While Cisco Systems has achieved unprecedented success in doing business in China, capturing 80 percent of China's network router market, the company has been strongly criticized for helping the Chinese government to establish the "Policenet" system, Gutmann said.
The system allows Chinese policemen to access any citizen's work unit, including reports on the individual's political behavior and family history, fingerprints, photographs and other imaging information. The police can also check if a citizen contributed to a Web site in the last three months, access their surfing history and read their e-mail, Gutmann said.

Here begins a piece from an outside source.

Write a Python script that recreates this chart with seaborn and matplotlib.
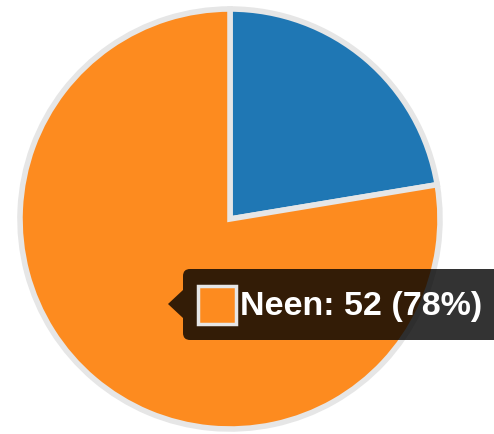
import matplotlib
matplotlib.use("Agg")
import matplotlib.pyplot as plt
import seaborn as sns
from matplotlib.patches import FancyBboxPatch, Polygon, Rectangle

sns.set_theme(style="white")
plt.rcParams['font.family'] = ['Liberation Sans', 'DejaVu Sans']

# data
labels = ["Ja", "Neen"]
values = [15, 52]
colors = ["#1f77b4", "#fd8b1f"]
hover = 1  # slice with tooltip

W, H = 494, 435
fig = plt.figure(figsize=(W / 100, H / 100), dpi=100)
ax = fig.add_axes([0, 0, 1, 1])

def py(y):
    # pixel y (top-down) to data y
    return H - y

ax.pie(values, colors=colors, startangle=90, counterclock=False,
       center=(230, py(220)), radius=210, frame=True,
       wedgeprops=dict(edgecolor="#e6e6e6", linewidth=4))
ax.set_xlim(0, W)
ax.set_ylim(0, H)
ax.axis("off")

# tooltip
total = sum(values)
pct = round(values[hover] / total * 100)
txt = f"{labels[hover]}: {values[hover]} ({pct}%)"

box = FancyBboxPatch((183, py(341)), 320, 71,
                     boxstyle="round,pad=0,rounding_size=7",
                     facecolor="black", edgecolor="none", alpha=0.8, zorder=5)
ax.add_patch(box)
ax.add_patch(Polygon([(168, py(305)), (183, py(291)), (183, py(319))],
                     closed=True, facecolor="black", edgecolor="none",
                     alpha=0.8, zorder=5))
ax.add_patch(Rectangle((198, py(325)), 38, 38, facecolor=colors[hover],
                       edgecolor="#e6e6e6", linewidth=2.5, zorder=6))
ax.text(240, py(306), txt, color="white", fontsize=24.5, fontweight="bold",
        va="center", ha="left", zorder=7)

fig.savefig("out.png", dpi=100)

He said that Cisco unveiled "Policenet" to the Beijing authorities in 2002 at a trade show in Shanghai.
Following the trade show, Cisco built a national public security bureau database, with real-time updating and mobile-ready capabilities, he said, adding that by June 2003, the system was in place in every province of China except Sichuan.
Gutmann said that the system violated the US Foreign Relations Authorization Act of 1990 and 1991, which suspended "the issuance of any license ... for the export to the People's Republic of China of any crime-control or detection instruments or equipment."
Cisco has come under severe criticism for its contribution to "Policenet," with columnists in the Washington Post and Boston Globe even comparing the system to IBM's work for the Nazis during the Holocaust.
"China is uncertain soil for an American company, but it is even more tenuous for a Taiwanese one," Gutmann said.
"No matter how much pressure the Chinese government wields toward Taiwanese investors to follow certain lobbying objectives, and no matter how lucrative the China market seems, it is prudent to take a long-term view and pay attention to the home market," he said.